Together with Descriptive (“what happened?”), Diagnostic (“why it happened?”), and Prescriptive Analytics (“what can we do about it?”), Predictive Analytics (“what is likely to happen?”) provides the full set of enterprise analytical capabilities to get actionable insights from data.
We focus on Edge (AI) Analytics that enables the above analytical capabilities to be deployed on a sensor, device, or nearby node. With the widespread adoption of Internet of Things (IoT) and connected devices, many industries, such as, automotive, manufacturing and energy, are producing large amounts of data at the edge of the network. Edge Analytics then is basically data analytics in real-time and on-site, close to where the data is generated.
Edge Inference
Edge AI, or TinyML, leverages the fact that training and deployment processes for a Machine Learning (ML) model are completely decoupled. It allows a trained ML model to be embedded in devices with limited memory and computational resources — enabling their execution in a privacy preserving and offline fashion.
While ML models have traditionally been embedded in cameras, mobiles, drones, self-driven cars, etc., the growing adoption of Edge AI has led to the development of specialized devices capable of performing AI inferencing efficiently, e.g., Nvidia Jetson Nano, Google Coral, AWS DeepLens. Benchmarking results show 30 times performance gain running a Computer Vision model (MobileNet) on a generic Raspberry PI vs. specialized Nvidia Jetson.
Deep Learning
Most of today’s Machine Learning (ML) models are supervised and applied on a prediction/classification task. Given a dataset, the Data Scientist has to go through a laborious process called feature extraction and the model’s accuracy depends entirely upon the Data Scientist’s ability to pick the right feature set.

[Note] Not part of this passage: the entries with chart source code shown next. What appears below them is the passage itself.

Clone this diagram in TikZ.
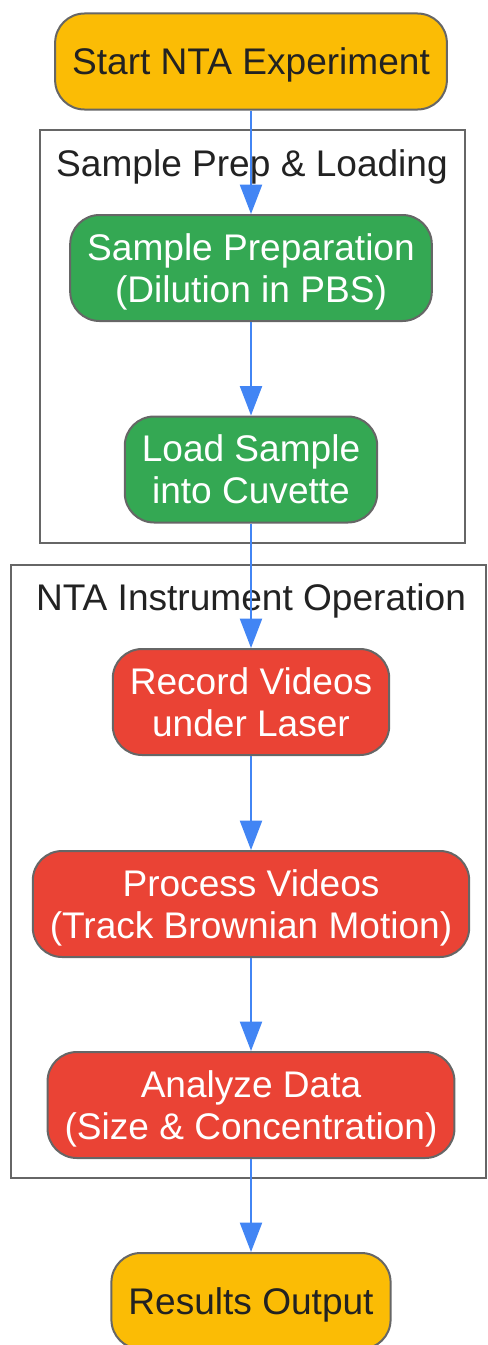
\documentclass[tikz,border=0pt]{standalone}
\usepackage{fontspec}
\setmainfont{Liberation Sans}
\usetikzlibrary{arrows.meta}
\definecolor{startyellow}{HTML}{FBBC05}
\definecolor{prepgreen}{HTML}{34A853}
\definecolor{instred}{HTML}{EA4335}
\definecolor{flowblue}{HTML}{4285F4}
\definecolor{edgegray}{HTML}{666666}
\definecolor{textdark}{HTML}{222222}
\tikzset{every picture/.style={line width=1.5pt}}
\tikzset{
  stepnode/.style={draw=edgegray, line width=1.5pt, rounded corners=22pt, align=center,
    minimum height=79.5pt, inner xsep=12.75pt, inner ysep=4pt,
    text height=57.5pt, text depth=6pt, font=\fontsize{27.8}{31.5}\selectfont},
  endnode/.style={stepnode, minimum height=72pt, text height=26pt, fill=startyellow, text=textdark},
  prepnode/.style={stepnode, fill=prepgreen, text=white},
  instnode/.style={stepnode, fill=instred, text=white},
  clusterbox/.style={draw=edgegray, line width=1.5pt},
  clustertitle/.style={text=textdark, font=\fontsize{27.8}{31.5}\selectfont},
  flow/.style={draw=flowblue, line width=1.5pt, -{Triangle[length=22pt,width=16.5pt]}}
}

\begin{document}
\begin{tikzpicture}[x=0.75pt,y=0.75pt,yscale=-1,xscale=1]
\useasboundingbox (0,0) rectangle (487,1345);

%Shape: Rectangle [cluster prep]
\draw [clusterbox] (40,130) rectangle (465,543);
%Shape: Rectangle [cluster instrument]
\draw [clusterbox] (11,565) rectangle (486,1178);

% Text Node
\node [clustertitle] (preptitle) at (252,167) {Sample Prep \& Loading};
% Text Node
\node [clustertitle] (insttitle) at (251,601) {NTA Instrument Operation};

% Step Nodes
\node [endnode] (start) at (251,61.5) {Start NTA Experiment};
\node [prepnode] (prep) at (251,268) {Sample Preparation\\(Dilution in PBS)};
\node [prepnode] (load) at (251,469.5) {Load Sample\\into Cuvette};
\node [instnode] (record) at (251,702) {Record Videos\\under Laser};
\node [instnode] (process) at (251,904) {Process Videos\\(Track Brownian Motion)};
\node [instnode] (analyze) at (251,1105) {Analyze Data\\(Size \& Concentration)};
\node [endnode] (results) at (251,1301) {Results Output};

% Arrows
\draw [flow] (start) -- (prep);
\draw [flow] (prep) -- (load);
\draw [flow] (load) -- (record);
\draw [flow] (record) -- (process);
\draw [flow] (process) -- (analyze);
\draw [flow] (analyze) -- (results);

\end{tikzpicture}
\end{document}
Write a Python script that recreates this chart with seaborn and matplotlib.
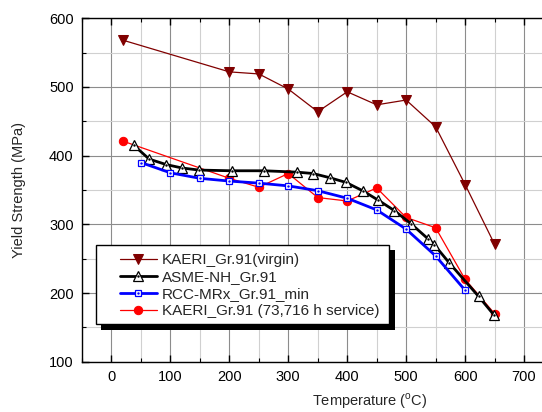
import matplotlib
matplotlib.use("Agg")
import matplotlib.pyplot as plt
import seaborn as sns
from matplotlib.patches import Rectangle
from matplotlib.legend_handler import HandlerTuple
from matplotlib.ticker import MultipleLocator

# ---- data ----
virgin_T = [20, 200, 250, 300, 350, 400, 450, 500, 550, 600, 650]
virgin_Y = [568, 522, 519, 497, 464, 493, 474, 481, 442, 358, 271]

asme_T = [38, 64, 93, 120, 149, 204, 259, 315, 342, 370, 398, 426, 453, 480, 508, 537, 548, 573, 623, 649]
asme_Y = [415, 395, 387, 382, 379, 378, 378, 376, 374, 368, 361, 349, 335, 320, 301, 279, 270, 244, 195, 168]

rcc_T = [50, 100, 150, 200, 250, 300, 350, 400, 450, 500, 550, 600]
rcc_Y = [390, 375, 367, 363, 360, 356, 349, 338, 321, 293, 254, 204]

serv_T = [20, 200, 250, 300, 350, 400, 450, 500, 550, 600, 650]
serv_Y = [421, 367, 354, 374, 339, 334, 353, 310, 295, 220, 170]

labels = ["KAERI_Gr.91(virgin)", "ASME-NH_Gr.91", "RCC-MRx_Gr.91_min",
          "KAERI_Gr.91 (73,716 h service)"]
x_ticks = [0, 100, 200, 300, 400, 500, 600, 700]
y_ticks = [100, 200, 300, 400, 500, 600]

sns.set_style("white")
plt.rcParams['font.family'] = ['Liberation Sans', 'DejaVu Sans']
plt.rcParams['mathtext.fontset'] = 'custom'
plt.rcParams['mathtext.rm'] = 'Liberation Sans'

W, H = 542, 412
fig = plt.figure(figsize=(W / 100, H / 100), dpi=100)
ax = fig.add_axes([82 / W, 1 - 361.7 / H, (553.5 - 82) / W, (361.7 - 18.3) / H])

# series
sns.lineplot(x=serv_T, y=serv_Y, ax=ax, color='#FF0000', linewidth=0.9,
             marker='o', markersize=6, markeredgecolor='#FF0000',
             markerfacecolor='#FF0000', legend=False, zorder=3)
sns.lineplot(x=virgin_T, y=virgin_Y, ax=ax, color='#800000', linewidth=0.9,
             marker='v', markersize=7, markeredgecolor='#800000',
             markerfacecolor='#800000', legend=False, zorder=3)
sns.lineplot(x=asme_T, y=asme_Y, ax=ax, color='black', linewidth=2.0,
             marker='^', markersize=6.5, markeredgecolor='black',
             markerfacecolor='white', markeredgewidth=0.9, legend=False, zorder=4)
ax.plot(asme_T, asme_Y, linestyle='none', marker='.', markersize=1.5,
        color='black', zorder=4.1)
sns.lineplot(x=rcc_T, y=rcc_Y, ax=ax, color='#0000FF', linewidth=2.0,
             marker='s', markersize=5, markeredgecolor='#0000FF',
             markerfacecolor='white', markeredgewidth=0.9, legend=False, zorder=4.2)
ax.plot(rcc_T, rcc_Y, linestyle='none', marker='.', markersize=1.5,
        color='#0000FF', zorder=4.3)

lines = ax.get_lines()
serv_l, virg_l, asme_l, asme_d, rcc_l, rcc_d = lines[:6]

ax.set_xlim(-50, 750)
ax.set_ylim(100, 600)
ax.set_xticks(x_ticks)
ax.set_yticks(y_ticks)
ax.xaxis.set_minor_locator(MultipleLocator(50))
ax.yaxis.set_minor_locator(MultipleLocator(50))

ax.grid(True, which='major', color='#8c8c8c', linewidth=0.8)
ax.grid(True, which='minor', color='#d0d0d0', linewidth=0.8)
ax.set_axisbelow(True)

ax.tick_params(which='both', direction='in', top=True, bottom=True, left=True,
               right=False, colors='black', labelsize=10.5)
ax.tick_params(which='major', length=5, width=1, pad=6)
ax.tick_params(which='minor', length=3, width=0.8)
for s in ['left', 'bottom', 'top']:
    ax.spines[s].set_linewidth(1.0)
    ax.spines[s].set_color('black')
ax.spines['right'].set_visible(False)

ax.set_xlabel(r'Temperature ($^{\mathrm{o}}$C)', fontsize=10.5)
ax.set_ylabel('Yield Strength (MPa)', fontsize=10.5)
ax.xaxis.set_label_coords((370 - 82) / 471.5, -(391 - 361.7) / 343.4)
ax.yaxis.set_label_coords(-(82 - 26) / 471.5, 0.5)

# legend frame + shadow drawn manually
ax_l, ax_w = 82, 471.5
ax_t, ax_h = 18.3, 343.4
def to_ax(px, py):
    return ((px - ax_l) / ax_w, 1 - (py - ax_t) / ax_h)

x0, y0 = to_ax(95.7, 324.3)
x1, y1 = to_ax(389, 245)
sx0, sy0 = to_ax(100.5, 329.5)
sx1, sy1 = to_ax(394.5, 250)
ax.add_patch(Rectangle((sx0, sy0), sx1 - sx0, sy1 - sy0, transform=ax.transAxes,
                       facecolor='black', edgecolor='none', zorder=6))
ax.add_patch(Rectangle((x0, y0), x1 - x0, y1 - y0, transform=ax.transAxes,
                       facecolor='white', edgecolor='black', linewidth=1.0, zorder=6.1))

lx, ly = to_ax(120, 253)
leg = ax.legend([virg_l, (asme_l, asme_d), (rcc_l, rcc_d), serv_l], labels,
                handler_map={tuple: HandlerTuple(ndivide=1)},
                loc='upper left', bbox_to_anchor=(lx, ly), borderaxespad=0,
                borderpad=0, frameon=False, fontsize=11, handlelength=2.4,
                handletextpad=0.35, labelspacing=0.2)
leg.set_zorder(7)

fig.savefig('out.png', dpi=100)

The advantage of DL is that the program selects the feature set by itself without supervision, i.e. feature extraction is automated. This is achieved by training large-scale neural networks, referred to as Deep Neural Nets (DNNs) over large labeled datasets.
DL networks have shown ground breaking results achieving almost human-level performance for many Computer Vision and Natural Language Processing (NLP) tasks.
Reinforcement Learning
RL refers to a branch of Artificial Intelligence (AI), which is able to achieve complex goals by maximizing a reward function in real-time. The reward function works similar to incentivizing a child with candy and spankings, such that the algorithm is penalized when it takes a wrong decision and rewarded when it takes a right one — this is reinforcement. The reinforcement aspect also allows it to adapt faster to real-time changes in the user sentiment. RL is a good fit for industrial control systems as it is able to learn and adapt to multi-parameterized system dynamics in real-time, without requiring any knowledge of the underlying system model.
Federated Learning
Federated learning, also known as Collaborative Learning, or Privacy preserving Machine Learning, enables multiple entities who do not trust each other (fully), to collaborate in training a Machine Learning (ML) model on their combined dataset; without actually sharing data — addressing critical issues such as privacy, access rights and access to heterogeneous confidential data.
This is in contrast to traditional (centralized) ML techniques where local datasets (belonging to different entities) need to be first brought to a common location before model training. Its applications are spread over a number of industries including defense, telecommunications, healthcare, advertising and Chatbots.